— START Data segment —

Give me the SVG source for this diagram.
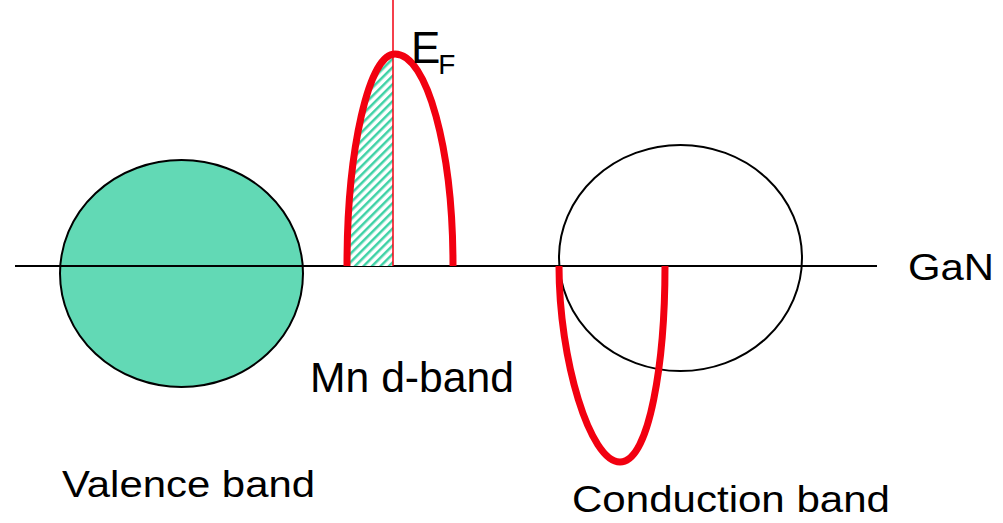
<svg xmlns="http://www.w3.org/2000/svg" width="1003" height="523" viewBox="0 0 1003 523">
<style>
.lbl{font-family:"Liberation Sans",Arial,sans-serif;fill:#000}
.blk{fill:none;stroke:#000;stroke-width:2}
.red{fill:none;stroke:#f20010;stroke-width:7;stroke-linecap:butt}
</style>
<defs>
<pattern id="hatch" width="6" height="6" patternUnits="userSpaceOnUse" patternTransform="rotate(45)">
<rect width="6" height="6" fill="#fff"/>
<rect x="0" y="0" width="2.5" height="6" fill="#3fd2a6"/>
</pattern>
<clipPath id="leftHalf">
<path d="M347,266 C347,149 369,54 395,54 L393,54 L393,266 Z"/>
</clipPath>
</defs>
<g id="valence-band">
<ellipse cx="181.5" cy="273.5" rx="121.5" ry="113.5" fill="#62d9b5" stroke="#000" stroke-width="2"/>
</g>
<g id="conduction-band">
<ellipse cx="680.5" cy="258" rx="121.5" ry="113" class="blk"/>
</g>
<g id="axis">
<line x1="15" y1="266" x2="877" y2="266" stroke="#000" stroke-width="2"/>
</g>
<g id="mn-d-band">
<rect x="340" y="50" width="53" height="216" fill="url(#hatch)" clip-path="url(#leftHalf)"/>
<line x1="393" y1="0" x2="393" y2="266" stroke="#f20010" stroke-width="1.5"/>
<path class="red" d="M347,266 C347,149 369,54 395,54 C427,54 453,149 453,266"/>
</g>
<g id="conduction-dos">
<path class="red" d="M559,266 C559,360 590,462 620,462 C650,462 665,360 665,266"/>
</g>
<g id="labels">
<text class="lbl" x="411" y="63" font-size="44">E<tspan dx="-2" dy="11" font-size="28">F</tspan></text>
<text class="lbl" x="908" y="280" font-size="37" textLength="86" lengthAdjust="spacingAndGlyphs">GaN</text>
<text class="lbl" x="310" y="392" font-size="42" textLength="204" lengthAdjust="spacingAndGlyphs">Mn d-band</text>
<text class="lbl" x="62" y="497" font-size="36" textLength="253" lengthAdjust="spacingAndGlyphs">Valence band</text>
<text class="lbl" x="572" y="512" font-size="36" textLength="318" lengthAdjust="spacingAndGlyphs">Conduction band</text>
</g>
</svg>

— END Data segment —

● **Aim of the task**
Omit pictures; set down the rest of the material word for word.

● **Solution for this task**
Give me the SVG source for this diagram.
<svg xmlns="http://www.w3.org/2000/svg" width="1003" height="523" viewBox="0 0 1003 523">
<style>
.lbl{font-family:"Liberation Sans",Arial,sans-serif;fill:#000}
.blk{fill:none;stroke:#000;stroke-width:2}
.red{fill:none;stroke:#f20010;stroke-width:7;stroke-linecap:butt}
</style>
<defs>
<pattern id="hatch" width="6" height="6" patternUnits="userSpaceOnUse" patternTransform="rotate(45)">
<rect width="6" height="6" fill="#fff"/>
<rect x="0" y="0" width="2.5" height="6" fill="#3fd2a6"/>
</pattern>
<clipPath id="leftHalf">
<path d="M347,266 C347,149 369,54 395,54 L393,54 L393,266 Z"/>
</clipPath>
</defs>
<g id="valence-band">
<ellipse cx="181.5" cy="273.5" rx="121.5" ry="113.5" fill="#62d9b5" stroke="#000" stroke-width="2"/>
</g>
<g id="conduction-band">
<ellipse cx="680.5" cy="258" rx="121.5" ry="113" class="blk"/>
</g>
<g id="axis">
<line x1="15" y1="266" x2="877" y2="266" stroke="#000" stroke-width="2"/>
</g>
<g id="mn-d-band">
<rect x="340" y="50" width="53" height="216" fill="url(#hatch)" clip-path="url(#leftHalf)"/>
<line x1="393" y1="0" x2="393" y2="266" stroke="#f20010" stroke-width="1.5"/>
<path class="red" d="M347,266 C347,149 369,54 395,54 C427,54 453,149 453,266"/>
</g>
<g id="conduction-dos">
<path class="red" d="M559,266 C559,360 590,462 620,462 C650,462 665,360 665,266"/>
</g>
<g id="labels">
<text class="lbl" x="411" y="63" font-size="44">E<tspan dx="-2" dy="11" font-size="28">F</tspan></text>
<text class="lbl" x="908" y="280" font-size="37" textLength="86" lengthAdjust="spacingAndGlyphs">GaN</text>
<text class="lbl" x="310" y="392" font-size="42" textLength="204" lengthAdjust="spacingAndGlyphs">Mn d-band</text>
<text class="lbl" x="62" y="497" font-size="36" textLength="253" lengthAdjust="spacingAndGlyphs">Valence band</text>
<text class="lbl" x="572" y="512" font-size="36" textLength="318" lengthAdjust="spacingAndGlyphs">Conduction band</text>
</g>
</svg>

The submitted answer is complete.